The Corner

Chamber of Secrets (Ctd)

Euro MP Daniel Hannan on how the EU ‘parliament’ reacted to the revelation that Chirac’s new EU Commissioner Barrot was, until an amnesty, a convicted criminal:

“It fell to a man called Nigel Farage, capo of the UK Independence Party, to inform the chamber of Mr Barrot’s conviction. The pro-EU parties had not looked into his background because, deep down, they didn’t want to find anything… The way MEPs reacted to Farage’s revelation was horrible. One by one they rose to threaten him with legal action. The Liberal leader, Graham Watson, likened him to the football hooligans who had disgraced Britain in Europe. A fomer colleague of Barrot’s, Jacques Toubon, rushed up and down the aisle, apparently looking for someone to punch (Robert Kilroy-Silk, recognising him as the minister who had tried to ban the English language from French airwaves, told him mischievously that no one would understand him unless he spoke English, which sent him into a choking fit). All this because Farage was doing the job that the rest of us ought to have done.”
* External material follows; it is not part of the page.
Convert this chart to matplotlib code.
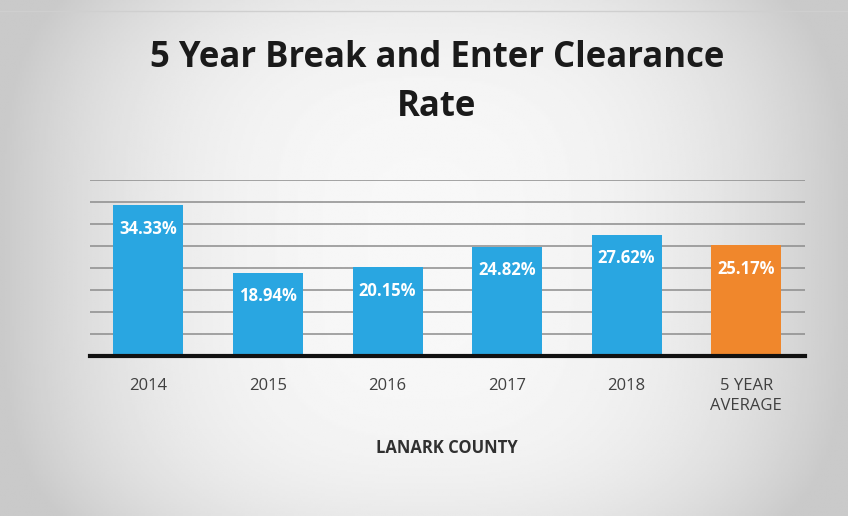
import matplotlib.pyplot as plt
import numpy as np

# data
categories = ["2014", "2015", "2016", "2017", "2018", "5 YEAR\nAVERAGE"]
rates = [34.33, 18.94, 20.15, 24.82, 27.62, 25.17]
bar_colors = ["#29a6e1"] * 5 + ["#f0872c"]

plt.rcParams['font.family'] = ['Open Sans', 'DejaVu Sans']

fig = plt.figure(figsize=(8.48, 5.16), dpi=100)
fig.patch.set_facecolor("#e4e4e4")

# scanned-page look: grey edges fading to white in the middle
bg = fig.add_axes([0, 0, 1, 1], zorder=-10)
xs = np.linspace(-1, 1, 400)
ys = np.linspace(-1, 1, 240)
gx, gy = np.meshgrid(xs, ys)
shade = 1 - 0.18 * np.clip(np.abs(gx) ** 2.5 + 0.3 * np.abs(gy) ** 4, 0, 1) - 0.03
bg.imshow(shade, cmap="gray", vmin=0, vmax=1, aspect="auto", extent=[0, 1, 0, 1])
bg.axhline(0.978, color="#cfcfcf", lw=1)
bg.axis("off")

ax = fig.add_axes([0.106, 0.310, 0.843, 0.341])
ax.set_facecolor("none")

x = np.arange(len(categories))
bars = ax.bar(x, rates, width=0.585, color=bar_colors, zorder=3)

for xi, v in zip(x, rates):
    ax.annotate(f"{v:.2f}%", (xi, v), xytext=(0, -17), textcoords="offset points",
                ha="center", va="center", color="white", fontsize=12,
                fontweight="bold", zorder=4)

ax.set_ylim(0, 40)
ax.set_xlim(-0.49, 5.49)
ax.set_yticks(np.arange(5, 41, 5))
ax.yaxis.grid(True, color="#8c8c8c", lw=1.1, zorder=0)
ax.set_yticklabels([])
ax.tick_params(axis="y", length=0)
ax.tick_params(axis="x", length=0, pad=16, labelsize=12, labelcolor="#404040")
ax.set_xticks(x)
ax.set_xticklabels(categories, linespacing=1.3)
for s in ["top", "right", "left"]:
    ax.spines[s].set_visible(False)
ax.spines["bottom"].set_linewidth(3)
ax.spines["bottom"].set_color("#111111")
ax.spines["bottom"].set_zorder(5)

ax.set_xlabel("LANARK COUNTY", fontsize=12, fontweight="bold", color="#303030", labelpad=18)

fig.text(0.515, 0.84, "5 Year Break and Enter Clearance\nRate", ha="center", va="center",
         fontsize=25, fontweight="bold", color="#1a1a1a", linespacing=1.5)

fig.savefig("out.png", dpi=100, facecolor=fig.get_facecolor())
And as for the rest of the new Commission:

“Of the 25 commissioners, six are former Communists and four have recently lost elections – again demonstrating that the Commission is not so much undemocratic as anti-democratic, attracting politicians who have been expressly rejected by voters. We have an agriculture commissioner who makes money from the CAP, a competition commissioner who, after only two days, has already run into conflicts of interest, and an anti-fraud commissioner who was recently involved in a fraud case (although he was acquitted)…If you think I am exaggerating, consider the Commission’s other personnel change – one that has been largely overlooked as a result of the Buttiglione and Barrot affairs. The Latvian candidate, Ingrida Udre, was withdrawn as a candidate. Her crime? To tell MEPs that she favoured tax competition. Her inquisitors were scandalised, and Mrs Udre was duly replaced by a Hungarian apparatchik. There you have it. As far as MEPs are concerned, it is all right to have supported a totalitarian regime, to have been convicted in a corruption case or, indeed, to be an evident dullard with no knowledge of your portfolio. What is not all right is to support the supremacy of national parliaments. Dolts, shysters, reds and retreads are welcome. But someone who believes that nations should set their own taxes? That would be going too far.”

They are crooks in support of a delusion – and a pay-off. Nothing more.